------ Information provided

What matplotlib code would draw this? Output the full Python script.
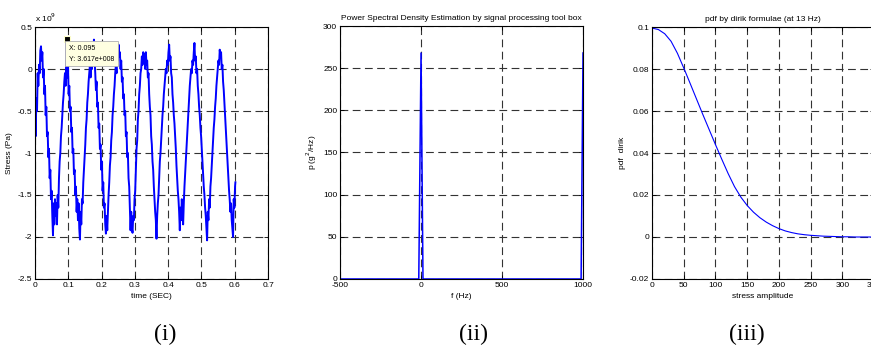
import matplotlib
matplotlib.use("Agg")
import matplotlib.pyplot as plt

plt.rcParams["font.family"] = ["Liberation Sans", "DejaVu Sans"]
plt.rcParams["axes.unicode_minus"] = False

# ===== DATA =====
# (i) stress time history, stress in units of 1e9 Pa
time_sec = [
    0.000, 0.002, 0.004, 0.006, 0.008, 0.010, 0.012, 0.014, 0.016, 0.018,
    0.020, 0.022, 0.024, 0.026, 0.028, 0.030, 0.032, 0.034, 0.036, 0.038,
    0.040, 0.042, 0.044, 0.046, 0.048, 0.050, 0.052, 0.054, 0.056, 0.058,
    0.060, 0.062, 0.064, 0.066, 0.068, 0.070, 0.072, 0.074, 0.076, 0.078,
    0.080, 0.082, 0.084, 0.086, 0.088, 0.090, 0.092, 0.094, 0.095, 0.097,
    0.099, 0.101, 0.103, 0.105, 0.107, 0.109, 0.111, 0.113, 0.115, 0.117,
    0.119, 0.121, 0.123, 0.125, 0.127, 0.129, 0.131, 0.133, 0.135, 0.137,
    0.139, 0.141, 0.143, 0.145, 0.147, 0.149, 0.151, 0.153, 0.155, 0.157,
    0.159, 0.161, 0.163, 0.165, 0.167, 0.169, 0.171, 0.173, 0.175, 0.177,
    0.179, 0.181, 0.183, 0.185, 0.187, 0.189, 0.191, 0.193, 0.195, 0.197,
    0.199, 0.201, 0.203, 0.205, 0.207, 0.209, 0.211, 0.213, 0.215, 0.217,
    0.219, 0.221, 0.223, 0.225, 0.227, 0.229, 0.231, 0.233, 0.235, 0.237,
    0.239, 0.241, 0.243, 0.245, 0.247, 0.249, 0.251, 0.253, 0.255, 0.257,
    0.259, 0.261, 0.263, 0.265, 0.267, 0.269, 0.271, 0.273, 0.275, 0.277,
    0.279, 0.281, 0.283, 0.285, 0.287, 0.289, 0.291, 0.293, 0.295, 0.297,
    0.299, 0.301, 0.303, 0.305, 0.307, 0.309, 0.311, 0.313, 0.315, 0.317,
    0.319, 0.321, 0.323, 0.325, 0.327, 0.329, 0.331, 0.333, 0.335, 0.337,
    0.339, 0.341, 0.343, 0.345, 0.347, 0.349, 0.351, 0.353, 0.355, 0.357,
    0.359, 0.361, 0.363, 0.365, 0.367, 0.369, 0.371, 0.373, 0.375, 0.377,
    0.379, 0.381, 0.383, 0.385, 0.387, 0.389, 0.391, 0.393, 0.395, 0.397,
    0.399, 0.401, 0.403, 0.405, 0.407, 0.409, 0.411, 0.413, 0.415, 0.417,
    0.419, 0.421, 0.423, 0.425, 0.427, 0.429, 0.431, 0.433, 0.435, 0.437,
    0.439, 0.441, 0.443, 0.445, 0.447, 0.449, 0.451, 0.453, 0.455, 0.457,
    0.459, 0.461, 0.463, 0.465, 0.467, 0.469, 0.471, 0.473, 0.475, 0.477,
    0.479, 0.481, 0.483, 0.485, 0.487, 0.489, 0.491, 0.493, 0.495, 0.497,
    0.499, 0.501, 0.503, 0.505, 0.507, 0.509, 0.511, 0.513, 0.515, 0.517,
    0.519, 0.521, 0.523, 0.525, 0.527, 0.529, 0.531, 0.533, 0.535, 0.537,
    0.539, 0.541, 0.543, 0.545, 0.547, 0.549, 0.551, 0.553, 0.555, 0.557,
    0.559, 0.561, 0.563, 0.565, 0.567, 0.569, 0.571, 0.573, 0.575, 0.577,
    0.579, 0.581, 0.583, 0.585, 0.587, 0.589, 0.591, 0.593, 0.595, 0.597,
    0.599, 0.601, 0.602,
]
stress_e9 = [
    -0.55, -0.80, -0.35, -0.50, -0.05, -0.20, 0.05, -0.05, 0.22, 0.27,
    0.10, 0.20, -0.10, 0.00, -0.30, -0.20, -0.55, -0.45, -0.80, -0.75,
    -1.05, -0.95, -1.30, -1.20, -1.55, -1.45, -1.75, -1.98, -1.60, -1.85,
    -1.55, -1.75, -1.60, -1.85, -1.50, -1.65, -1.30, -1.10, -1.00, -0.80,
    -0.70, -0.55, -0.40, -0.30, -0.15, -0.05, -0.20, 0.20, 0.36, -0.10,
    0.05, -0.30, -0.20, -0.50, -0.45, -0.75, -0.70, -1.00, -0.95, -1.25,
    -1.20, -1.50, -1.40, -1.70, -1.55, -1.80, -1.60, -1.90, -2.03, -1.70,
    -1.85, -1.55, -1.60, -1.35, -1.20, -1.05, -0.90, -0.70, -0.60, -0.40,
    -0.30, -0.15, -0.05, 0.05, -0.10, 0.15, 0.00, 0.20, 0.05, 0.35,
    0.10, -0.05, -0.25, -0.15, -0.45, -0.40, -0.70, -0.65, -0.95, -0.90,
    -1.20, -1.10, -1.45, -1.35, -1.65, -1.60, -1.85, -1.96, -1.75, -1.92,
    -1.70, -1.50, -1.35, -1.15, -1.05, -0.85, -0.75, -0.55, -0.45, -0.30,
    -0.20, -0.05, 0.05, -0.05, 0.20, 0.10, 0.29, 0.15, 0.20, 0.00,
    0.10, -0.15, -0.10, -0.35, -0.30, -0.55, -0.50, -0.80, -0.75, -1.05,
    -1.00, -1.30, -1.40, -1.65, -1.92, -1.70, -1.90, -1.95, -1.75, -1.80,
    -1.55, -1.45, -1.20, -0.95, -0.85, -0.60, -0.50, -0.30, -0.20, -0.05,
    0.00, 0.15, 0.05, 0.20, 0.10, 0.18, 0.00, 0.20, 0.05, 0.10,
    -0.10, -0.05, -0.30, -0.45, -0.55, -0.80, -0.90, -1.10, -1.20, -1.40,
    -1.55, -1.70, -1.80, -2.02, -1.75, -1.60, -1.50, -1.30, -1.10, -1.00,
    -0.85, -0.70, -0.55, -0.45, -0.30, -0.20, -0.10, 0.00, -0.05, 0.10,
    0.05, 0.20, 0.29, 0.10, 0.15, -0.05, -0.10, -0.30, -0.40, -0.55,
    -0.65, -0.80, -0.95, -1.15, -1.30, -1.45, -1.55, -1.70, -1.92, -1.65,
    -1.80, -1.55, -1.70, -1.85, -1.60, -1.40, -1.25, -1.10, -0.95, -0.80,
    -0.65, -0.50, -0.35, -0.20, -0.10, 0.00, -0.05, 0.10, 0.05, 0.20,
    0.31, 0.10, 0.15, -0.05, 0.00, -0.20, -0.30, -0.45, -0.55, -0.70,
    -0.80, -0.95, -1.10, -1.25, -1.40, -1.50, -1.65, -1.75, -1.90, -2.04,
    -1.70, -1.80, -1.55, -1.65, -1.40, -1.30, -1.15, -1.00, -0.85, -0.70,
    -0.60, -0.45, -0.35, -0.20, -0.10, 0.00, 0.10, 0.05, 0.23, 0.15,
    0.20, 0.00, 0.05, -0.15, -0.25, -0.40, -0.55, -0.70, -0.85, -1.00,
    -1.15, -1.30, -1.45, -1.56, -1.70, -1.60, -1.80, -1.90, -2.00, -1.55,
    -1.65, -1.40, -1.35,
]
datatip_x = 0.095
datatip_y = 0.3617  # x 1e9

# (ii) power spectral density
psd_freq = [-500, -14, 0, 12, 988, 1000]
psd_val = [0, 0, 268, 0, 0, 268]

# (iii) pdf by dirlik formula
amp = [0, 10, 20, 30, 40, 50, 60, 70, 80, 90, 100, 110, 120, 130, 140, 150,
       160, 170, 180, 190, 200, 210, 220, 230, 240, 250, 260, 270, 280, 290,
       300, 310, 320, 330, 340, 350]
pdf = [0.0995, 0.0988, 0.0968, 0.0932, 0.0875, 0.0805, 0.0732, 0.0658, 0.0584, 0.0512,
       0.0440, 0.0370, 0.0302, 0.0240, 0.0190, 0.0150, 0.0118, 0.0092, 0.0071, 0.0054,
       0.0040, 0.0029, 0.0021, 0.0015, 0.0011, 0.0008, 0.0006, 0.0004, 0.0003, 0.0002,
       0.0001, 0.0001, 0.0, 0.0, 0.0, 0.0]

FS = 6
GRID = dict(color="#333333", linestyle=(0, (7, 4)), linewidth=0.8)


def style_axes(ax):
    ax.tick_params(direction="in", length=3, width=0.6, labelsize=FS,
                   top=True, right=True, pad=2)
    for s in ax.spines.values():
        s.set_linewidth(0.8)
    ax.grid(True, **GRID)


fig = plt.figure(figsize=(8.71, 3.49), dpi=100)

# ---- (i) stress history ----
ax1 = fig.add_axes([0.0402, 0.2006, 0.2675, 0.7220])
ax1.plot(time_sec, stress_e9, color="#0000ff", linewidth=1.4)
ax1.set_xlim(0, 0.7)
ax1.set_ylim(-2.5, 0.5)
ax1.set_xticks([0, 0.1, 0.2, 0.3, 0.4, 0.5, 0.6, 0.7])
ax1.set_xticklabels(["0", "0.1", "0.2", "0.3", "0.4", "0.5", "0.6", "0.7"])
ax1.set_yticks([-2.5, -2, -1.5, -1, -0.5, 0, 0.5])
ax1.set_yticklabels(["-2.5", "-2", "-1.5", "-1", "-0.5", "0", "0.5"])
style_axes(ax1)
ax1.set_xlabel("time (SEC)", fontsize=FS, labelpad=3)
ax1.set_ylabel("Stress (Pa)", fontsize=FS, labelpad=3)
ax1.text(0.0, 1.012, r"x 10$^9$", transform=ax1.transAxes, fontsize=FS,
         ha="left", va="bottom")
# data tip
ax1.plot([datatip_x], [datatip_y], marker="s", markersize=4.5, color="black",
         markeredgecolor="#ffffcc", markeredgewidth=0.8, zorder=5)
ax1.text(datatip_x + 0.007, datatip_y - 0.07,
         "X: 0.095\nY: 3.617e+008", fontsize=5, va="top", ha="left",
         linespacing=1.8, zorder=6,
         bbox=dict(boxstyle="square,pad=0.5", facecolor="#ffffe1",
                   edgecolor="#b0b0b0", linewidth=0.6))

# ---- (ii) PSD ----
ax2 = fig.add_axes([0.3904, 0.2006, 0.2790, 0.7249])
ax2.plot(psd_freq, psd_val, color="#0000ff", linewidth=1.1)
ax2.set_xlim(-500, 1000)
ax2.set_ylim(0, 300)
ax2.set_xticks([-500, 0, 500, 1000])
ax2.set_yticks([0, 50, 100, 150, 200, 250, 300])
style_axes(ax2)
ax2.set_xlabel("f (Hz)", fontsize=FS, labelpad=3)
ax2.set_ylabel(r"p (g$^2$/Hz)", fontsize=FS, labelpad=3)
ax2.set_title("Power Spectral Density Estimation by signal processing tool box",
              fontsize=FS, pad=4)

# ---- (iii) pdf ----
ax3 = fig.add_axes([0.7486, 0.2006, 0.2549, 0.7220])
ax3.plot(amp, pdf, color="#0000ff", linewidth=0.8)
ax3.set_xlim(0, 350)
ax3.set_ylim(-0.02, 0.1)
ax3.set_xticks([0, 50, 100, 150, 200, 250, 300, 350])
ax3.set_yticks([-0.02, 0, 0.02, 0.04, 0.06, 0.08, 0.1])
ax3.set_yticklabels(["-0.02", "0", "0.02", "0.04", "0.06", "0.08", "0.1"])
style_axes(ax3)
ax3.set_xlabel("stress amplitude", fontsize=FS, labelpad=3)
ax3.set_ylabel("pdf  dirik", fontsize=FS, labelpad=3)
ax3.set_title("pdf by dirik formulae (at 13 Hz)", fontsize=FS, pad=4)

# panel captions
for x, lab in [(165, "(i)"), (473, "(ii)"), (747, "(iii)")]:
    fig.text(x / 871, 1 - 334 / 349, lab, fontsize=17, ha="center", va="center",
             family=["Liberation Serif", "DejaVu Serif"])

fig.savefig("out.png", dpi=100)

------------

Task objective: From the listing above, return each line with the word "matplotlib".

Correct response:
What matplotlib code would draw this? Output the full Python script.
import matplotlib
matplotlib.use("Agg")
import matplotlib.pyplot as plt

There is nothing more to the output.